_Data shown:_

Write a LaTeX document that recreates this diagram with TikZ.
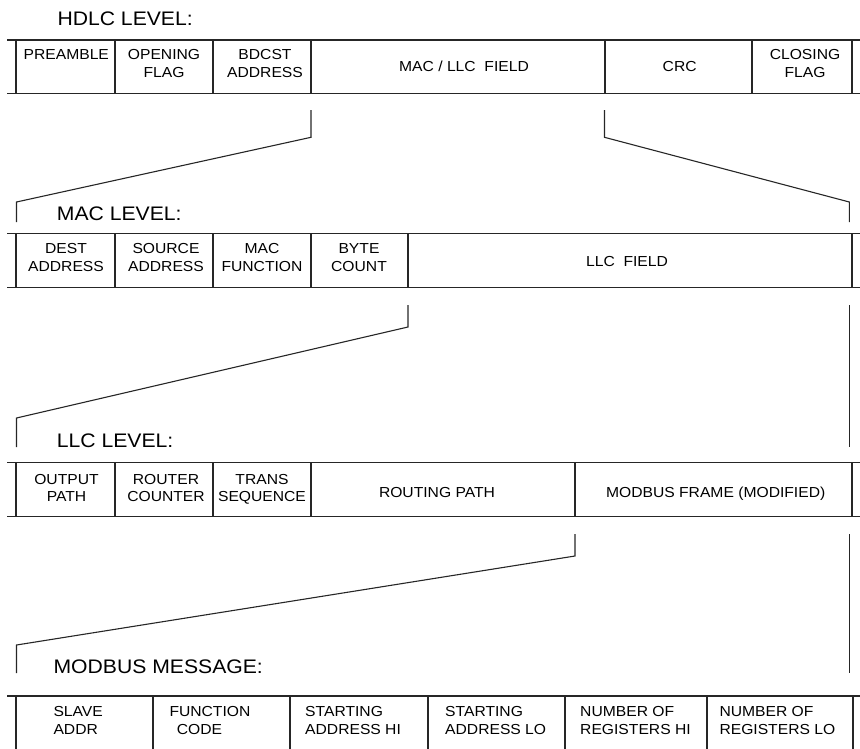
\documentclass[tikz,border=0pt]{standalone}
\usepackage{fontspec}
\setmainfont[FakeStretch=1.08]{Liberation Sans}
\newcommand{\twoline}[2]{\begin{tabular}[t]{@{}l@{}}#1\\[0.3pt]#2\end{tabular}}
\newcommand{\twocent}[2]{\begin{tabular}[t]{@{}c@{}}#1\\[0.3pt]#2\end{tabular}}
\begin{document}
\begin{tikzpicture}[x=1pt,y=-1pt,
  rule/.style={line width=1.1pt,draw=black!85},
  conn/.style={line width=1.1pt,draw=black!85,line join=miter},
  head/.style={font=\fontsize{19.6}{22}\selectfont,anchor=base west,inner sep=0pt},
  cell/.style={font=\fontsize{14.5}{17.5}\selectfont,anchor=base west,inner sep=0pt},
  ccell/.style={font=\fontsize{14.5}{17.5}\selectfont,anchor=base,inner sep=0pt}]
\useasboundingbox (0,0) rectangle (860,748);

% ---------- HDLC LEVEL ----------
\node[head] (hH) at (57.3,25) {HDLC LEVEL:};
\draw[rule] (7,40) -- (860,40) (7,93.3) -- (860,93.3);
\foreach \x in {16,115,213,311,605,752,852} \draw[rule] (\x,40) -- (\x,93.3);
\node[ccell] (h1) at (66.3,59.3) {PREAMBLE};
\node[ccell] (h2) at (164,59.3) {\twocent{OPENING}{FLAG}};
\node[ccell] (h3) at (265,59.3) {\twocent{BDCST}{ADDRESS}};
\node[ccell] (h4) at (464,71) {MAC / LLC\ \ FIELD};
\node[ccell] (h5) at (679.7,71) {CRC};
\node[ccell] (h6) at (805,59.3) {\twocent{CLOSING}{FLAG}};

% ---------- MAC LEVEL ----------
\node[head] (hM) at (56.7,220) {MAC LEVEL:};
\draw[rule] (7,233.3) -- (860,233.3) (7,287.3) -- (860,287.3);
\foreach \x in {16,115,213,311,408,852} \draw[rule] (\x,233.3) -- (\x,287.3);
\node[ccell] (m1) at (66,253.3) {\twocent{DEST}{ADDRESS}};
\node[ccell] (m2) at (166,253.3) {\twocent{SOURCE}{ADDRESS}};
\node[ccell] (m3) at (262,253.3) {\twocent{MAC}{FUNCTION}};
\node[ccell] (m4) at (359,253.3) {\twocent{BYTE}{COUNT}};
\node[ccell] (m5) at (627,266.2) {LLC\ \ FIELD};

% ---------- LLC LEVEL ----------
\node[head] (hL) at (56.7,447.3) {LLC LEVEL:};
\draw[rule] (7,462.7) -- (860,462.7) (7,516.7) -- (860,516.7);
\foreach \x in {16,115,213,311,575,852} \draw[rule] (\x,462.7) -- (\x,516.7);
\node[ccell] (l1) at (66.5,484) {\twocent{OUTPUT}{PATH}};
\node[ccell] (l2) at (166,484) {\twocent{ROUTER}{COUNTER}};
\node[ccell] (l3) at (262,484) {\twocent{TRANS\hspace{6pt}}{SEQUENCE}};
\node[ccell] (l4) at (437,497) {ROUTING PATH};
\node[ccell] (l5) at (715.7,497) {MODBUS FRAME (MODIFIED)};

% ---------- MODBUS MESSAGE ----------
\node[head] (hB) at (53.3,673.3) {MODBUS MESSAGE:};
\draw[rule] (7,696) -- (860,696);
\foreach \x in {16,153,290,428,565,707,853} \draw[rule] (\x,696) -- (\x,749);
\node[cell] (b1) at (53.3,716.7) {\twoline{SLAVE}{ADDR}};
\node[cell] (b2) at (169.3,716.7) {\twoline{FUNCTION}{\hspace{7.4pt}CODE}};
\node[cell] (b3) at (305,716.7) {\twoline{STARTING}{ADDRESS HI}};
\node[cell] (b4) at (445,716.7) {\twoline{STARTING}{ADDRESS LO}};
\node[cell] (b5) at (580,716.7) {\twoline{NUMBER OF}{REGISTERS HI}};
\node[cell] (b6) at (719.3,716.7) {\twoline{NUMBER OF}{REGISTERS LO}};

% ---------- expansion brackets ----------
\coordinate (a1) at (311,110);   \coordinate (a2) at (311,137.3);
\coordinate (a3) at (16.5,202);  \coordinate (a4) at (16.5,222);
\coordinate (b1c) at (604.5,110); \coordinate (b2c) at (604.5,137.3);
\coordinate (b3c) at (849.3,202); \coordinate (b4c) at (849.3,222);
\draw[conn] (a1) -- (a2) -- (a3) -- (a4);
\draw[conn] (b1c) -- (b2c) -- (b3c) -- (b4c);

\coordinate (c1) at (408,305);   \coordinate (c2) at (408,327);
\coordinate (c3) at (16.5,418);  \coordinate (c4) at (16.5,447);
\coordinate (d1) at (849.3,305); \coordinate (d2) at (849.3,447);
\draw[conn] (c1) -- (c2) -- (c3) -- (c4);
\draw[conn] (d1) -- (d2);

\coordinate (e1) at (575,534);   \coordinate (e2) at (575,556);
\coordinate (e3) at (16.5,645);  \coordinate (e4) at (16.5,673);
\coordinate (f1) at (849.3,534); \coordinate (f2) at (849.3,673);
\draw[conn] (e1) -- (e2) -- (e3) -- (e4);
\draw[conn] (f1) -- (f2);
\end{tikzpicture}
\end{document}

_Aim of the exercise:_ Quote, please, every line of the material above from its start through the line that has "(0,0) rectangle (860,748);", reproducing the words exactly and dropping any images.

_Correct response:_
Write a LaTeX document that recreates this diagram with TikZ.
\documentclass[tikz,border=0pt]{standalone}
\usepackage{fontspec}
\setmainfont[FakeStretch=1.08]{Liberation Sans}
\newcommand{\twoline}[2]{\begin{tabular}[t]{@{}l@{}}#1\\[0.3pt]#2\end{tabular}}
\newcommand{\twocent}[2]{\begin{tabular}[t]{@{}c@{}}#1\\[0.3pt]#2\end{tabular}}
\begin{document}
\begin{tikzpicture}[x=1pt,y=-1pt,
  rule/.style={line width=1.1pt,draw=black!85},
  conn/.style={line width=1.1pt,draw=black!85,line join=miter},
  head/.style={font=\fontsize{19.6}{22}\selectfont,anchor=base west,inner sep=0pt},
  cell/.style={font=\fontsize{14.5}{17.5}\selectfont,anchor=base west,inner sep=0pt},
  ccell/.style={font=\fontsize{14.5}{17.5}\selectfont,anchor=base,inner sep=0pt}]
\useasboundingbox (0,0) rectangle (860,748);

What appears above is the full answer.